Hay autores que consideran que en la adolescencia nos ven desde la ambivalencia, es decir, como modelos a la par que obstáculos hacia su autonomía. Es habitual que en esta etapa nos cuestionen, nos lleven la contraria y dejen de vernos como las figuras perfectas que antes solían pensar que éramos.
La realidad es que no dejan de necesitarnos, sino que necesitan que estemos a su lado de otras formas. Una de las cosas que más valoran es la autenticidad. Por ello, aspectos como escucharles activamente, negociar y confiar en ellos es crucial para mantener la conexión en esta etapa en la que los límites deben ser claros y su espacio es necesario.
Más allá de la adolescencia
Como padres, madres y cuidadores/as tendemos a focalizarnos en la infancia y la adolescencia, es interesante mirar también un poco más allá. Todo lo que construimos durante la infancia asienta las bases para la adolescencia y, de igual forma, todo esto está directamente relacionado también con las etapas posteriores.

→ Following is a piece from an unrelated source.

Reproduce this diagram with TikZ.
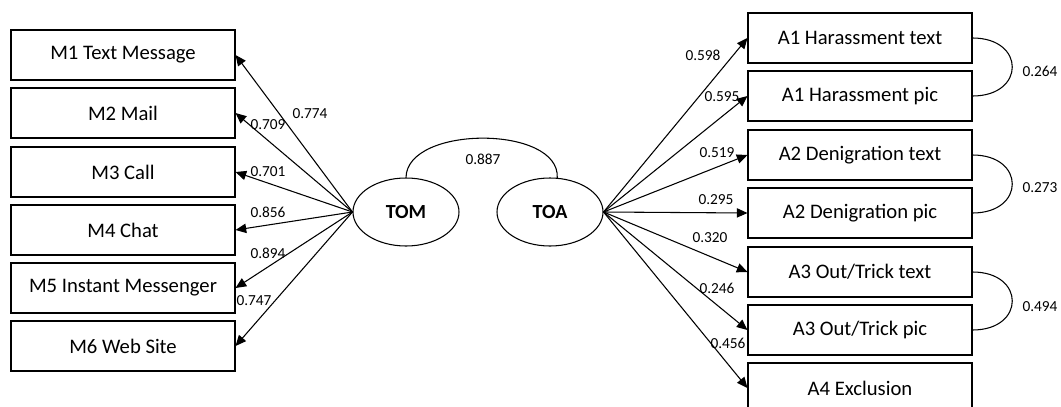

Una vez la adolescencia acaba, es habitual que se produzca un acercamiento de nuevo hacia el núcleo familiar. En esta etapa, nuestros hijos e hijas nos ven como personas reales: con virtudes y aspectos a mejorar. Este cambio de enfoque permite que se reevalúe todo lo vivido en las etapas anteriores y se le dé una nueva interpretación.
Es importante recordar que nuestros hijos no necesitan que seamos perfectos/as, sino que podamos ver sus necesidades y adaptarnos a medida que ellos/as crecen. Necesitan nuestra presencia, nuestra mirada, nuestro sostén, nuestra guía y que les aceptemos por quienes son.